Job: Return the material word for word. Do not include the pictures.

Source material:

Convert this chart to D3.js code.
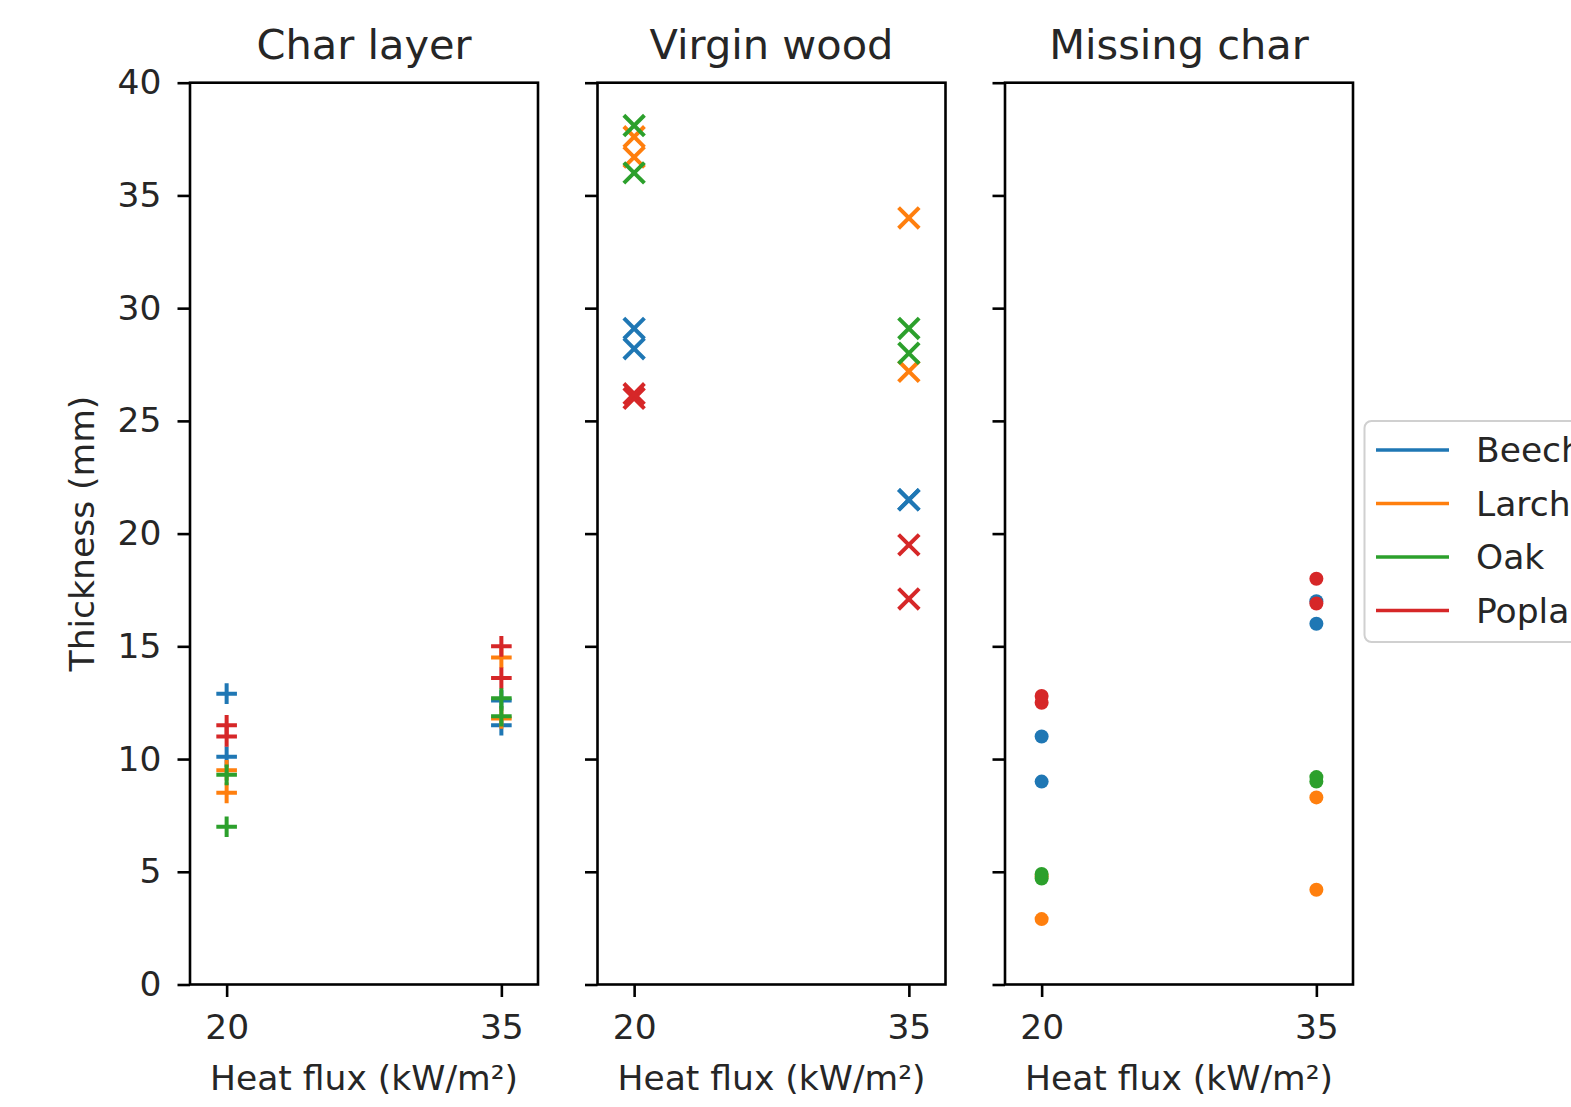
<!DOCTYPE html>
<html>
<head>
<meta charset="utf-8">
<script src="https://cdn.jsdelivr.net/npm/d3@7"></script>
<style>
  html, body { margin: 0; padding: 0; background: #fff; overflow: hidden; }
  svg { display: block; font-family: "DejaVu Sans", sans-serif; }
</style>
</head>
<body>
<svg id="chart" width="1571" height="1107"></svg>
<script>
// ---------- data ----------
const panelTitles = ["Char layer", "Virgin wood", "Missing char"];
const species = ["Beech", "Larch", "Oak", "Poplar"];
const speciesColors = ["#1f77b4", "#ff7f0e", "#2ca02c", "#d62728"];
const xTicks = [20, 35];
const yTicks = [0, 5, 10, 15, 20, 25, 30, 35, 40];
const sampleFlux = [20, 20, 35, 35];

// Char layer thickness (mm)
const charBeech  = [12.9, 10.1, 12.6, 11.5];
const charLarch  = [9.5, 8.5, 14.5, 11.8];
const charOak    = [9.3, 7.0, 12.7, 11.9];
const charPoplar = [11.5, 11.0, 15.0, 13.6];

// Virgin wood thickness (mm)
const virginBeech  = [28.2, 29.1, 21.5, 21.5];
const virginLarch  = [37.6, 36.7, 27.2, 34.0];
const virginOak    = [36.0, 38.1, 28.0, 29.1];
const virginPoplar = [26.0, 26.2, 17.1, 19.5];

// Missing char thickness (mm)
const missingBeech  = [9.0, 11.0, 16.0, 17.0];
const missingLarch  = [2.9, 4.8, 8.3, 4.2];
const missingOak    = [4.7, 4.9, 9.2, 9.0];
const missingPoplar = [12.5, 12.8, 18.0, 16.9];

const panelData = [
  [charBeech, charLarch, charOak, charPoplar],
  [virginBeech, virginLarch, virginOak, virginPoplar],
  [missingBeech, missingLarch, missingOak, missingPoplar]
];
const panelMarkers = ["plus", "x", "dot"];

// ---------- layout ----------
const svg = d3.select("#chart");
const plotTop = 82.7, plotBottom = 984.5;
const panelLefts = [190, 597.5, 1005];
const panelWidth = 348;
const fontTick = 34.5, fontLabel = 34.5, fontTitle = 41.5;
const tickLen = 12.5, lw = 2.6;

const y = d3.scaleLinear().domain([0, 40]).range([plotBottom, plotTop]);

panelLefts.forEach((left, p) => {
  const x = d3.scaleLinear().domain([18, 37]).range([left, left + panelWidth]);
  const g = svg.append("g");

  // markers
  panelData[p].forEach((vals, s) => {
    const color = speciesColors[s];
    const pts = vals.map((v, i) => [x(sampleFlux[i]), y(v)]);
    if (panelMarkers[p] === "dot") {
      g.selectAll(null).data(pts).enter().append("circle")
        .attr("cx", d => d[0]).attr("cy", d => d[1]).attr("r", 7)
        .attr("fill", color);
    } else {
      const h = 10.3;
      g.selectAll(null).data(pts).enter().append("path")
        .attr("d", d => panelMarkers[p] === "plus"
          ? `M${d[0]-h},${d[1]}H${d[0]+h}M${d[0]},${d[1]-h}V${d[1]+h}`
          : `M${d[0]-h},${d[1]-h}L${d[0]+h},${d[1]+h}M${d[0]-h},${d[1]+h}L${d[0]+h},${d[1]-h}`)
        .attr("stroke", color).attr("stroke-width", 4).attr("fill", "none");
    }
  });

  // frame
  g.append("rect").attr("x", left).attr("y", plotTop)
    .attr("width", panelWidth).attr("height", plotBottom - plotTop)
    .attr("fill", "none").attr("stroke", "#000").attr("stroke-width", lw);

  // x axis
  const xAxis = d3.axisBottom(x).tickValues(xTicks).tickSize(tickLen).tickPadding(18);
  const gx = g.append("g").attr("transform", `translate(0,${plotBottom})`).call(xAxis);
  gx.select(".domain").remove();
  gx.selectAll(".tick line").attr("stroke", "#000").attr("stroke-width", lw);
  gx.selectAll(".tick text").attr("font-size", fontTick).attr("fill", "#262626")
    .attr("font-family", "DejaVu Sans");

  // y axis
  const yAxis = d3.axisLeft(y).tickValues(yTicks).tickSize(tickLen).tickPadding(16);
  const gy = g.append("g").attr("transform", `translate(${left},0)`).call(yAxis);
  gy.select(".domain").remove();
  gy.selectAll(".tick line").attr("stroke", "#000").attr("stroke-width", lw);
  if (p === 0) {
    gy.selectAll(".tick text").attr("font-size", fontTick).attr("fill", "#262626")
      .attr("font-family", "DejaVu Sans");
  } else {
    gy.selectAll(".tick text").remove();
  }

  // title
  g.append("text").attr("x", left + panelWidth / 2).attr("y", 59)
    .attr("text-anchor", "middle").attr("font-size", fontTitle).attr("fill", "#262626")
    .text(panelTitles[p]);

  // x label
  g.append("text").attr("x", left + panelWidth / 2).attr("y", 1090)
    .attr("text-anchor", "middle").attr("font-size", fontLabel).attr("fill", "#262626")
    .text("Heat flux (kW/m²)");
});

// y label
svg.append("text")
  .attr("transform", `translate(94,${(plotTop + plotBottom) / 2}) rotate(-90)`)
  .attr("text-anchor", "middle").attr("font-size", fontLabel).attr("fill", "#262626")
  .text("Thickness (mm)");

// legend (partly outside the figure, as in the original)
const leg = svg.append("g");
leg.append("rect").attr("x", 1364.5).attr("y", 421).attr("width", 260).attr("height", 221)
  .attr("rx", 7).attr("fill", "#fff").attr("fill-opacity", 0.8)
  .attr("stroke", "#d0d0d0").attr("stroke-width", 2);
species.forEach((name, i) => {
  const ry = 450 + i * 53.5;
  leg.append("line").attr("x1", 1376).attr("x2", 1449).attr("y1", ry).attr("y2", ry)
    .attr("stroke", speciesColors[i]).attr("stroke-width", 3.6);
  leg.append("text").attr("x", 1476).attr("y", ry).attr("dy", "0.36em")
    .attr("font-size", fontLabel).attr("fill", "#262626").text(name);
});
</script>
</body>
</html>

Exercise output:
Convert this chart to D3.js code.
<!DOCTYPE html>
<html>
<head>
<meta charset="utf-8">
<script src="https://cdn.jsdelivr.net/npm/d3@7"></script>
<style>
  html, body { margin: 0; padding: 0; background: #fff; overflow: hidden; }
  svg { display: block; font-family: "DejaVu Sans", sans-serif; }
</style>
</head>
<body>
<svg id="chart" width="1571" height="1107"></svg>
<script>
// ---------- data ----------
const panelTitles = ["Char layer", "Virgin wood", "Missing char"];
const species = ["Beech", "Larch", "Oak", "Poplar"];
const speciesColors = ["#1f77b4", "#ff7f0e", "#2ca02c", "#d62728"];
const xTicks = [20, 35];
const yTicks = [0, 5, 10, 15, 20, 25, 30, 35, 40];
const sampleFlux = [20, 20, 35, 35];

// Char layer thickness (mm)
const charBeech  = [12.9, 10.1, 12.6, 11.5];
const charLarch  = [9.5, 8.5, 14.5, 11.8];
const charOak    = [9.3, 7.0, 12.7, 11.9];
const charPoplar = [11.5, 11.0, 15.0, 13.6];

// Virgin wood thickness (mm)
const virginBeech  = [28.2, 29.1, 21.5, 21.5];
const virginLarch  = [37.6, 36.7, 27.2, 34.0];
const virginOak    = [36.0, 38.1, 28.0, 29.1];
const virginPoplar = [26.0, 26.2, 17.1, 19.5];

// Missing char thickness (mm)
const missingBeech  = [9.0, 11.0, 16.0, 17.0];
const missingLarch  = [2.9, 4.8, 8.3, 4.2];
const missingOak    = [4.7, 4.9, 9.2, 9.0];
const missingPoplar = [12.5, 12.8, 18.0, 16.9];

const panelData = [
  [charBeech, charLarch, charOak, charPoplar],
  [virginBeech, virginLarch, virginOak, virginPoplar],
  [missingBeech, missingLarch, missingOak, missingPoplar]
];
const panelMarkers = ["plus", "x", "dot"];

// ---------- layout ----------
const svg = d3.select("#chart");
const plotTop = 82.7, plotBottom = 984.5;
const panelLefts = [190, 597.5, 1005];
const panelWidth = 348;
const fontTick = 34.5, fontLabel = 34.5, fontTitle = 41.5;
const tickLen = 12.5, lw = 2.6;

const y = d3.scaleLinear().domain([0, 40]).range([plotBottom, plotTop]);

panelLefts.forEach((left, p) => {
  const x = d3.scaleLinear().domain([18, 37]).range([left, left + panelWidth]);
  const g = svg.append("g");

  // markers
  panelData[p].forEach((vals, s) => {
    const color = speciesColors[s];
    const pts = vals.map((v, i) => [x(sampleFlux[i]), y(v)]);
    if (panelMarkers[p] === "dot") {
      g.selectAll(null).data(pts).enter().append("circle")
        .attr("cx", d => d[0]).attr("cy", d => d[1]).attr("r", 7)
        .attr("fill", color);
    } else {
      const h = 10.3;
      g.selectAll(null).data(pts).enter().append("path")
        .attr("d", d => panelMarkers[p] === "plus"
          ? `M${d[0]-h},${d[1]}H${d[0]+h}M${d[0]},${d[1]-h}V${d[1]+h}`
          : `M${d[0]-h},${d[1]-h}L${d[0]+h},${d[1]+h}M${d[0]-h},${d[1]+h}L${d[0]+h},${d[1]-h}`)
        .attr("stroke", color).attr("stroke-width", 4).attr("fill", "none");
    }
  });

  // frame
  g.append("rect").attr("x", left).attr("y", plotTop)
    .attr("width", panelWidth).attr("height", plotBottom - plotTop)
    .attr("fill", "none").attr("stroke", "#000").attr("stroke-width", lw);

  // x axis
  const xAxis = d3.axisBottom(x).tickValues(xTicks).tickSize(tickLen).tickPadding(18);
  const gx = g.append("g").attr("transform", `translate(0,${plotBottom})`).call(xAxis);
  gx.select(".domain").remove();
  gx.selectAll(".tick line").attr("stroke", "#000").attr("stroke-width", lw);
  gx.selectAll(".tick text").attr("font-size", fontTick).attr("fill", "#262626")
    .attr("font-family", "DejaVu Sans");

  // y axis
  const yAxis = d3.axisLeft(y).tickValues(yTicks).tickSize(tickLen).tickPadding(16);
  const gy = g.append("g").attr("transform", `translate(${left},0)`).call(yAxis);
  gy.select(".domain").remove();
  gy.selectAll(".tick line").attr("stroke", "#000").attr("stroke-width", lw);
  if (p === 0) {
    gy.selectAll(".tick text").attr("font-size", fontTick).attr("fill", "#262626")
      .attr("font-family", "DejaVu Sans");
  } else {
    gy.selectAll(".tick text").remove();
  }

  // title
  g.append("text").attr("x", left + panelWidth / 2).attr("y", 59)
    .attr("text-anchor", "middle").attr("font-size", fontTitle).attr("fill", "#262626")
    .text(panelTitles[p]);

  // x label
  g.append("text").attr("x", left + panelWidth / 2).attr("y", 1090)
    .attr("text-anchor", "middle").attr("font-size", fontLabel).attr("fill", "#262626")
    .text("Heat flux (kW/m²)");
});

// y label
svg.append("text")
  .attr("transform", `translate(94,${(plotTop + plotBottom) / 2}) rotate(-90)`)
  .attr("text-anchor", "middle").attr("font-size", fontLabel).attr("fill", "#262626")
  .text("Thickness (mm)");

// legend (partly outside the figure, as in the original)
const leg = svg.append("g");
leg.append("rect").attr("x", 1364.5).attr("y", 421).attr("width", 260).attr("height", 221)
  .attr("rx", 7).attr("fill", "#fff").attr("fill-opacity", 0.8)
  .attr("stroke", "#d0d0d0").attr("stroke-width", 2);
species.forEach((name, i) => {
  const ry = 450 + i * 53.5;
  leg.append("line").attr("x1", 1376).attr("x2", 1449).attr("y1", ry).attr("y2", ry)
    .attr("stroke", speciesColors[i]).attr("stroke-width", 3.6);
  leg.append("text").attr("x", 1476).attr("y", ry).attr("dy", "0.36em")
    .attr("font-size", fontLabel).attr("fill", "#262626").text(name);
});
</script>
</body>
</html>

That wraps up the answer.